Peers praise Stuart Baldock for his ‘unparalleled knowledge of the market’ and ‘excellent negotiation’. He acts for British-based and international buyers investing in second or third properties in Paris, St Tropez and the Alps. A recent memorable property was an ‘olive growing estate in Provence which began as a farmhouse and was restored over the years’. He says he’s ‘enthusiastic about the next 12 months because France seems to be in such a good place’ and speaks highly of Paris, where French buyers have boosted the market and contributed to rising prices. ‘Everyone knows what they can get out of Paris – it’s a romantic city, with wide beautiful boulevards where people spend a lot of the time sitting on the pavement having a glass of wine, and that’s a lifestyle choice,’ he says. Since the Brexit vote, clients are now more inclined to take their time with a purchase […]
Few feel the pulse of global wealth like David Forbes, who possesses perhaps the most enviable contacts book in world property (having more than 600 offices with 30,000 people in 60-plus countries at your fingertips can’t hurt). His sales days may be behind him – but that didn’t stop him generating £1.8 billion in opportunities for Savills in 2017. The head of its Private Office, Forbes acts as a single point of contact to UHNWs in their quest for ‘exceptional’ real estate – be it an island off the coast of Africa or a polo estate in Argentina. ‘You have to be a complete chameleon, doing what I do,’ he tells Spear’s. ‘You have to be as comfortable dealing with an old duchess in Tuscany or someone from the music industry in St Tropez or someone from the film business in Los Angeles and New York. You have to tune […]
International UHNWs looking to buy or sell property in Europe could do worse than speak to Mark Harvey. He is responsible for Knight Frank’s European sales business, managing its dedicated international London team and overseeing the ‘smooth functioning’ of its pan-European network, specifically involving the sale and purchase of prime residential homes across France and Spain. ‘After a wave of populist results, it was a relief to see Mr Macron’s victory having such a positive influence on European sentiment,’ Harvey previously told Spear’s. As Brexit plays out, he says, an increasing number of clients are looking to re-adjust their position to reflect the new world order. ‘After several years of softening prices, we are seeing a marked return of the UHNW to the secondary homes market,’ he says. ‘As the world becomes ever smaller and better connected, it is all the more impressive to witness first-hand the extraordinary breadth of […]
For Sarah Conway, MTG’s head of real estate, recent work includes advising on transactions valued at over £10 million. ‘That’s where we found there was value for money for international buyers with the currency play helping them,’ she explains. Conway knows all too well that property is highly personal. ‘You can buy the biggest buildings and it’s all on a commercial base – nobody will have any emotion about it. But the CEO of a company who decides to buy his beautiful apartment or beautiful house?
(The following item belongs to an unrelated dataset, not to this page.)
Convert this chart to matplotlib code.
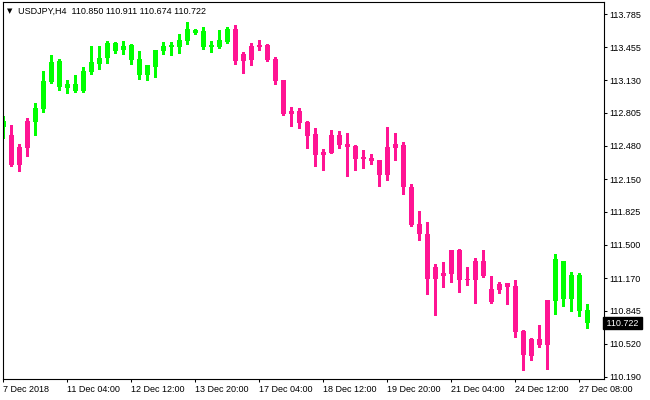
import matplotlib
matplotlib.use("Agg")
import matplotlib.pyplot as plt
import numpy as np

plt.rcParams["font.family"] = ["Liberation Sans", "DejaVu Sans"]

symbol = "USDJPY,H4"

# USDJPY H4 bars, oldest first
opens = [112.669, 112.587, 112.290, 112.461, 112.718, 112.841, 113.112, 113.320, 113.052, 113.092,
         113.022, 113.211, 113.290, 113.349, 113.498, 113.428, 113.478, 113.339, 113.181, 113.260,
         113.419, 113.466, 113.458, 113.518, 113.627, 113.617, 113.466, 113.458, 113.508, 113.637,
         113.320, 113.330, 113.458, 113.478, 113.339, 113.131, 112.795, 112.824, 112.715, 112.597,
         112.392, 112.411, 112.587, 112.498, 112.478, 112.357, 112.359, 112.339, 112.194, 112.461,
         112.488, 112.072, 111.705, 111.606, 111.164, 111.220, 111.213, 111.448, 111.156, 111.154,
         111.339, 111.061, 111.054, 111.121, 111.091, 110.648, 110.401, 110.569, 110.510, 110.946,
         111.339, 110.965, 111.200, 110.850]
highs = [112.775, 112.686, 112.498, 112.752, 112.904, 113.221, 113.379, 113.339, 113.131, 113.181,
         113.260, 113.468, 113.468, 113.518, 113.508, 113.518, 113.488, 113.419, 113.280, 113.428,
         113.508, 113.508, 113.587, 113.706, 113.637, 113.656, 113.518, 113.627, 113.656, 113.676,
         113.409, 113.498, 113.528, 113.488, 113.359, 113.131, 112.864, 112.854, 112.725, 112.656,
         112.448, 112.636, 112.626, 112.606, 112.488, 112.438, 112.398, 112.339, 112.666, 112.606,
         112.517, 112.101, 111.834, 111.725, 111.309, 111.329, 111.448, 111.458, 111.279, 111.369,
         111.448, 111.190, 111.131, 111.121, 111.151, 110.658, 110.579, 110.708, 110.955, 111.408,
         111.339, 111.230, 111.220, 110.911]
lows = [112.560, 112.280, 112.230, 112.382, 112.587, 112.817, 113.102, 113.032, 113.003, 113.012,
        113.012, 113.194, 113.240, 113.300, 113.402, 113.389, 113.290, 113.141, 113.131, 113.161,
        113.389, 113.380, 113.399, 113.488, 113.587, 113.438, 113.409, 113.448, 113.498, 113.290,
        113.201, 113.280, 113.428, 113.320, 113.092, 112.785, 112.676, 112.656, 112.461, 112.283,
        112.243, 112.411, 112.461, 112.184, 112.243, 112.263, 112.302, 112.085, 112.144, 112.342,
        112.005, 111.685, 111.550, 111.015, 110.807, 111.084, 111.134, 111.035, 111.104, 110.926,
        111.183, 110.926, 111.025, 110.916, 110.589, 110.262, 110.361, 110.490, 110.272, 110.817,
        110.896, 110.846, 110.797, 110.674]
closes = [112.725, 112.290, 112.471, 112.725, 112.854, 113.122, 113.310, 113.062, 113.092, 113.022,
          113.221, 113.310, 113.349, 113.498, 113.419, 113.468, 113.330, 113.181, 113.280, 113.428,
          113.468, 113.470, 113.528, 113.637, 113.597, 113.458, 113.470, 113.528, 113.637, 113.320,
          113.389, 113.468, 113.478, 113.330, 113.122, 112.795, 112.824, 112.706, 112.580, 112.392,
          112.418, 112.587, 112.491, 112.471, 112.352, 112.361, 112.332, 112.194, 112.468, 112.498,
          112.075, 111.695, 111.609, 111.164, 111.279, 111.193, 111.448, 111.154, 111.160, 111.339,
          111.193, 110.936, 111.111, 111.084, 110.638, 110.411, 110.569, 110.510, 110.955, 111.359,
          110.965, 111.200, 110.846, 110.722]
# colour state of each bar from the trend indicator: G = green, P = pink
trend = ("GPPPGGGGGG" "GGGGGGGGGG" "GGGGGGGGGP" "PPPPPPPPPP"
         "PPPPPPPPPP" "PPPPPPPPPP" "PPPPPPPPPG" "GGGG")

price_ticks = [113.785, 113.455, 113.130, 112.805, 112.480, 112.150,
               111.825, 111.500, 111.170, 110.845, 110.520, 110.190]
date_ticks = [0, 8, 16, 24, 32, 40, 48, 56, 64, 72]
date_labels = ["7 Dec 2018", "11 Dec 04:00", "12 Dec 12:00", "13 Dec 20:00",
               "17 Dec 04:00", "18 Dec 12:00", "19 Dec 20:00", "21 Dec 04:00",
               "24 Dec 12:00", "27 Dec 08:00"]

fig = plt.figure(figsize=(6.5, 4), dpi=100)
ax = fig.add_axes([3 / 650, 21 / 400, 601 / 650, 377 / 400])

x = np.arange(len(opens))
o = np.array(opens)
c = np.array(closes)
colors = ["#00ff00" if t == "G" else "#ff1493" for t in trend]

# wicks and bodies (dojis get a 1px body)
ax.vlines(x, lows, highs, colors=colors, linewidth=0.75, antialiased=False)
body_h = np.maximum(np.abs(c - o), 0.011)
body_lo = (o + c) / 2 - body_h / 2
ax.bar(x, body_h, bottom=body_lo, width=0.625, color=colors, linewidth=0,
       antialiased=False)

ax.set_xlim(-0.04, 75.08)
ax.set_ylim(110.170, 113.904)

ax.yaxis.tick_right()
ax.set_yticks(price_ticks)
ax.set_yticklabels([f"{p:.3f}" for p in price_ticks])
ax.set_xticks(date_ticks)
ax.set_xticklabels(date_labels, ha="left")
ax.tick_params(axis="both", direction="out", length=2.5, width=0.75,
               labelsize=6.5, pad=1.5, colors="black")
for s in ax.spines.values():
    s.set_linewidth(0.8)
    s.set_color("black")

# header line
fig.text(7 / 650, 1 - 11 / 400, "\u25bc", family="DejaVu Sans", fontsize=5,
         va="center", ha="left")
header = "{}  {:.3f} {:.3f} {:.3f} {:.3f}".format(
    symbol, opens[-1], highs[-1], lows[-1], closes[-1])
fig.text(18 / 650, 1 - 11 / 400, header, fontsize=6.5, va="center", ha="left")

# current price marker on the price scale
ax.text(1.0, closes[-1], f" {closes[-1]:.3f} ", transform=ax.get_yaxis_transform(),
        color="white", fontsize=6.5, va="center", ha="left",
        bbox=dict(boxstyle="square,pad=0.15", fc="black", ec="black"), clip_on=False)

fig.savefig("out.png", dpi=100, facecolor="white")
It’s an emotional thing.’ She works closely with private wealth colleagues when property matters intertwine with tax, trust and family governance issues.
From the ‘Middle Eastern prince and princess’ and London-bound billionaires to ‘traders and investors buying buildings from overseas’, Ian Cooke is your global go-to. ‘I love the breadth of UHNW clients we see day-in and day-out,’ he says. ‘The insights, opinions and approaches to deals from these individuals make life interesting and enjoyable – certainly never dull but sometimes rather full-on!’ Cooke has seen a ‘very significant’ cash surge into London from Saudi Arabia, Qatar, Bahrain, Kuwait and Turkey. Brexit hasn’t deterred them as they ‘operate on a global stage and see Brexit-related currency advantages in moving funds into sterling assets’.
‘We did the two biggest estate purchases last year,’ reveals Simon Pring, a partner at Farrer’s since 1995. ‘Both exchanged on the same day, which was rather nice – about 10 per cent of the UK land market for the year.’ Pring advises on development opportunities, diversification and intergenerational tax planning. The work is challenging as ‘it depends on where you are, what you can do, what’s economically viable – it’s all about geographic location’. He has expertise in mineral exploitation and highlights recent work on the Sirius Minerals potash mine in Yorkshire. ‘That’s a fascinating, massive project and does show that we can do really big things in this country,’ he says.
‘We’re seeing lots of high-value tenancy agreements for individual houses or apartments,’ Michael Ranson says – a result of SDLT, Brexit and some international people not wanting to take a long-term view about buying. Ranson also advises on country property, recent work including ‘really sizeable country deals’. ‘Once people fall in love with a house and estate and commit to it, they tend to really commit to it… in a way that maybe in London they don’t do so much at the moment,’ he says. A peer highlights how Ranson explains ‘incredibly technical detail with a deft touch, tailored perfectly’. His practice also extends to real estate disputes.
For Henry Stuart, a highlight of the past year was working on an acquisition of ‘what one agent described as the most perfect house in London – and was priced accordingly, north of £60 million’. He notes that properties around £25-30 million are the sort of values transacting, though perhaps not the values sellers would have hoped for two or three years ago. ‘But they’re still going on and there is activity in that market, although perhaps not the volume we’ve seen in the past,’ he adds. Head of real estate at Withers since 1991, Stuart says his work interlinks with international tax, English wills and citizenship issues. The link between property and family law is also strong.
‘I love doing the deals,’ says Sonal Thakrar. The past six months have been ‘brutally busy’ for her and her team: ‘We got more than our fair share of the market in terms of the high-value transactions’. The head of Mishcon’s residential property group says her work often involves multiple jurisdictions or particularly complex structuring. She has recently worked on several SPV deals: ‘We simplify the transaction because we do not need to overlawyer or overload it.’ With a peer describing her as a ‘dynamite conveyancer and hugely energetic’, it may or may not come as a surprise to learn that she’s also a yoga teacher – yoga is a ‘massive’ part of her life.